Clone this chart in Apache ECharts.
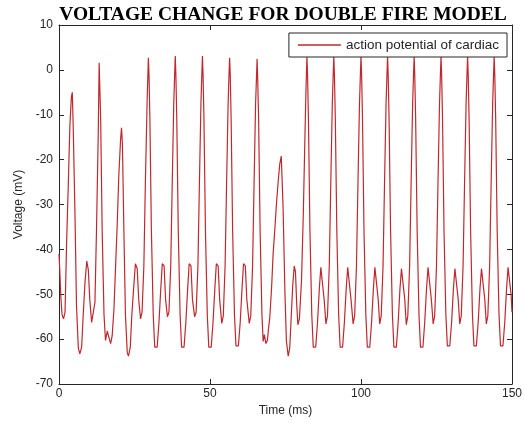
<!DOCTYPE html>
<html>
<head>
<meta charset="utf-8">
<script src="https://cdn.jsdelivr.net/npm/echarts@6/dist/echarts.min.js"></script>
<style>
  html, body { margin: 0; padding: 0; background: #fff; }
  #chart { width: 525px; height: 424px; }
</style>
</head>
<body>
<div id="chart"></div>
<script>
// Axis ranges and tick spacing
const timeRange = [0, 150];
const timeStep = 50;
const voltageRange = [-70, 10];
const voltageStep = 10;

const seriesName = 'action potential of cardiac';

// Membrane voltage samples: [time (ms), voltage (mV)]
const trace = [
  [0,-41],[0.25,-44.5],[0.6,-50.5],[1.0,-54.5],[1.5,-55.5],[2.0,-54],[2.5,-39],[3.1,-25],[3.6,-12.5],[4.1,-6],[4.4,-5],
  [4.7,-12.5],[5.3,-32.5],[5.8,-52.6],[6.4,-62],[6.9,-63.3],[7.5,-61.8],[8.0,-54.8],[8.6,-47.4],[9.2,-42.6],[9.7,-44.5],
  [10.2,-51.2],[10.8,-56.3],[11.3,-56.3],[11.9,-51.8],[12.4,-36.3],[13.0,-14],[13.3,1.6],
  [13.8,-11],[14.3,-36],[14.9,-54.5],[15.4,-60.3],[16.0,-58.2],[16.4,-59.3],[17.1,-61],[17.6,-59.3],[18.2,-53.3],
  [18.7,-44.4],[19.3,-34],[19.8,-23.6],[20.4,-15.4],[20.7,-12.9],
  [21.0,-16.5],[21.5,-36.3],[22.0,-54.5],[22.6,-63],[23.0,-63.8],[23.6,-61.8],[24.1,-54.8],[24.7,-48.8],[25.3,-43.2],
  [25.9,-44.3],[26.4,-51.2],[27.0,-55.5],[27.5,-54],[28.1,-43.7],[28.6,-25.1],[29.2,-6.5],[29.6,2.7],
  [29.8,-1],[30.1,-11],[30.6,-36],[31.2,-54.5],[31.7,-61.8],[32.0,-62.2],[32.5,-61.8],[33.1,-56.3],[33.7,-48.8],
  [34.2,-43.2],[34.8,-43.7],[35.3,-51.2],[35.9,-55],[36.4,-54],[37.0,-43.7],[37.5,-25.1],[38.0,-7.5],[38.3,-1],[38.5,3.1],
  [38.7,-1],[39.0,-11],[39.5,-36],[40.1,-54.5],[40.6,-61.8],[40.9,-62.2],[41.4,-61.8],[42.0,-56.3],[42.6,-48.8],
  [43.1,-43.2],[43.7,-43.7],[44.2,-51.2],[44.9,-55],[45.4,-54],[46.0,-43.7],[46.5,-25.1],[47.0,-7.5],[47.3,-1],[47.5,3.1],
  [47.7,-1],[48.0,-11],[48.5,-36],[49.1,-54.5],[49.6,-61.8],[49.9,-62.2],[50.4,-61.8],[51.0,-56.3],[51.6,-48.8],
  [52.1,-43.2],[52.7,-43.7],[53.2,-51.2],[53.9,-56.5],[54.4,-54.8],[55.0,-43.7],[55.5,-25.1],[56.0,-7.5],[56.3,-1],[56.5,2.7],
  [56.7,-1],[57.0,-11],[57.5,-36],[58.1,-54.5],[58.6,-61.5],[58.9,-61.8],[59.4,-61.5],[60.0,-56.3],[60.6,-48.8],
  [61.1,-43.2],[61.7,-43.7],[62.2,-51.2],[63.0,-56.5],[63.5,-54.8],[64.1,-43.7],[64.6,-25.1],[65.1,-7.5],[65.4,-1.5],[65.6,2.4],
  [65.8,-2],[66.1,-11],[66.6,-36],[67.2,-54.5],[67.6,-60.5],[68.0,-59],[68.5,-61],[69.0,-60.3],[69.4,-57.5],[69.8,-55.2],
  [70.4,-48.5],[70.9,-41],[71.5,-35.2],[72.0,-29.9],[72.6,-24.7],[73.1,-21],[73.6,-19.2],
  [74.2,-30.7],[74.8,-49.3],[75.3,-60.4],[75.9,-63.8],[76.4,-62],[76.9,-55],[77.4,-48],[77.9,-43.7],[78.3,-45],
  [78.7,-52],[79.1,-56.8],[79.6,-55.5],[80.3,-47],[80.9,-32],[81.4,-16],[81.8,-4],[82.1,3],
  [82.3,-1],[82.6,-11],[83.1,-36],[83.7,-54.5],[84.2,-61.8],[84.5,-62.2],[85.0,-61.8],[85.6,-56.3],[86.2,-48.8],
  [86.7,-44],[87.3,-44.3],[87.8,-51.2],[88.4,-56.6],[88.9,-54.8],[89.5,-43.7],[90.0,-25.1],[90.5,-7.5],[90.8,-1],[91.0,3],
  [91.2,-1],[91.5,-11],[92.0,-36],[92.6,-54.5],[93.1,-61.8],[93.4,-62.2],[93.9,-61.8],[94.5,-56.3],[95.1,-48.8],
  [95.6,-44],[96.2,-44.3],[96.7,-51.2],[97.4,-56.6],[97.9,-54.8],[98.5,-43.7],[99.0,-25.1],[99.5,-7.5],[99.8,-1],[100.0,3],
  [100.2,-1],[100.5,-11],[101.0,-36],[101.6,-54.5],[102.1,-61.8],[102.4,-62.2],[102.9,-61.8],[103.5,-56.3],[104.1,-48.8],
  [104.6,-44],[105.2,-44.3],[105.7,-51.2],[106.2,-56.6],[106.7,-54.8],[107.3,-43.7],[107.8,-25.1],[108.3,-7.5],[108.6,-1],[108.8,3],
  [109.0,-1],[109.3,-11],[109.8,-36],[110.4,-54.5],[110.9,-61.8],[111.2,-62.2],[111.7,-61.8],[112.3,-56.3],[112.9,-48.8],
  [113.4,-44.3],[114.0,-44.5],[114.5,-51.2],[115.0,-56.8],[115.5,-54.8],[116.1,-43.7],[116.6,-25.1],[117.1,-7.5],[117.4,-1],[117.6,3],
  [117.8,-1],[118.1,-11],[118.6,-36],[119.2,-54.5],[119.7,-61.8],[120.0,-62.2],[120.5,-61.8],[121.1,-56.3],[121.7,-48.8],
  [122.2,-44],[122.8,-44.3],[123.3,-51.2],[123.9,-56.6],[124.4,-54.8],[125.0,-43.7],[125.5,-25.1],[126.0,-7.5],[126.3,-1],[126.5,3],
  [126.7,-1],[127.0,-11],[127.5,-36],[128.1,-54.5],[128.6,-61.5],[128.9,-61.8],[129.4,-61.5],[130.0,-56.3],[130.6,-48.8],
  [131.1,-44.3],[131.7,-44.5],[132.2,-51.2],[132.7,-56.6],[133.2,-54.8],[133.8,-43.7],[134.3,-25.1],[134.8,-7.5],[135.1,-1],[135.3,3],
  [135.5,-1],[135.8,-11],[136.3,-36],[136.9,-54.5],[137.4,-61.5],[137.7,-61.8],[138.2,-61.5],[138.8,-56.3],[139.4,-48.8],
  [139.9,-44.3],[140.5,-44.5],[141.0,-51.2],[141.5,-56.6],[142.0,-54.8],[142.6,-43.7],[143.1,-25.1],[143.6,-7.5],[143.9,-1],[144.1,3],
  [144.3,-1],[144.6,-11],[145.1,-36],[145.7,-54.5],[146.2,-61.5],[146.5,-61.8],[147.0,-61.5],[147.6,-56.3],[148.2,-48.8],
  [148.7,-44],[149.3,-44.3],[149.7,-50],[150,-54]
];

const frameColor = '#262626';
const textColor = '#262626';
const traceColor = '#c0282d';
const sansFont = '"Liberation Sans", Arial, sans-serif';

// Shared style for the four sides of the plot frame (MATLAB-like box with inward ticks)
const boxAxis = (extra) => Object.assign({
  type: 'value',
  axisLine: { show: true, onZero: false, lineStyle: { color: frameColor, width: 1 } },
  axisTick: { show: true, inside: true, length: 5, lineStyle: { color: frameColor } },
  splitLine: { show: false },
  axisLabel: { show: false }
}, extra);

const chart = echarts.init(document.getElementById('chart'), null, { renderer: 'canvas' });

chart.setOption({
  animation: false,
  backgroundColor: '#ffffff',
  title: {
    text: 'VOLTAGE CHANGE FOR DOUBLE FIRE MODEL',
    left: 278,
    top: 0,
    textAlign: 'center',
    textStyle: {
      fontFamily: '"Liberation Serif", "Times New Roman", serif',
      fontWeight: 'bold',
      fontSize: 19.5,
      color: '#000'
    }
  },
  legend: {
    data: [{ name: seriesName, icon: 'rect' }],
    right: 18,
    top: 33,
    itemWidth: 43,
    itemHeight: 1.5,
    itemGap: 0,
    padding: [5, 8, 5, 9],
    backgroundColor: '#ffffff',
    borderColor: frameColor,
    borderWidth: 1,
    borderRadius: 0,
    textStyle: { fontFamily: sansFont, fontSize: 13.5, color: textColor }
  },
  grid: { left: 59, right: 12, top: 25, bottom: 40, containLabel: false },
  xAxis: [
    boxAxis({
      position: 'bottom',
      min: timeRange[0], max: timeRange[1], interval: timeStep,
      axisLabel: { show: true, color: textColor, fontFamily: sansFont, fontSize: 12, margin: 4 },
      name: 'Time (ms)',
      nameLocation: 'middle',
      nameGap: 20,
      nameTextStyle: { color: textColor, fontFamily: sansFont, fontSize: 12 }
    }),
    boxAxis({
      position: 'top',
      min: timeRange[0], max: timeRange[1], interval: timeStep
    })
  ],
  yAxis: [
    boxAxis({
      position: 'left',
      min: voltageRange[0], max: voltageRange[1], interval: voltageStep,
      axisLabel: { show: true, color: textColor, fontFamily: sansFont, fontSize: 12, margin: 6 },
      name: 'Voltage (mV)',
      nameLocation: 'middle',
      nameGap: 33,
      nameRotate: 90,
      nameTextStyle: { color: textColor, fontFamily: sansFont, fontSize: 12 }
    }),
    boxAxis({
      position: 'right',
      min: voltageRange[0], max: voltageRange[1], interval: voltageStep
    })
  ],
  series: [{
    name: seriesName,
    type: 'line',
    xAxisIndex: 0,
    yAxisIndex: 0,
    data: trace,
    showSymbol: false,
    symbol: 'none',
    clip: true,
    lineStyle: { color: traceColor, width: 1.2 },
    itemStyle: { color: traceColor }
  }]
});
</script>
</body>
</html>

## WHAT TO PRODUCE
Every line from the start of the listing above through the line with "const seriesName = 'action" should be repeated exactly; skip the pictures and add nothing else.

## OUTPUT OF THE EXERCISE
Clone this chart in Apache ECharts.
<!DOCTYPE html>
<html>
<head>
<meta charset="utf-8">
<script src="https://cdn.jsdelivr.net/npm/echarts@6/dist/echarts.min.js"></script>
<style>
  html, body { margin: 0; padding: 0; background: #fff; }
  #chart { width: 525px; height: 424px; }
</style>
</head>
<body>
<div id="chart"></div>
<script>
// Axis ranges and tick spacing
const timeRange = [0, 150];
const timeStep = 50;
const voltageRange = [-70, 10];
const voltageStep = 10;

const seriesName = 'action potential of cardiac';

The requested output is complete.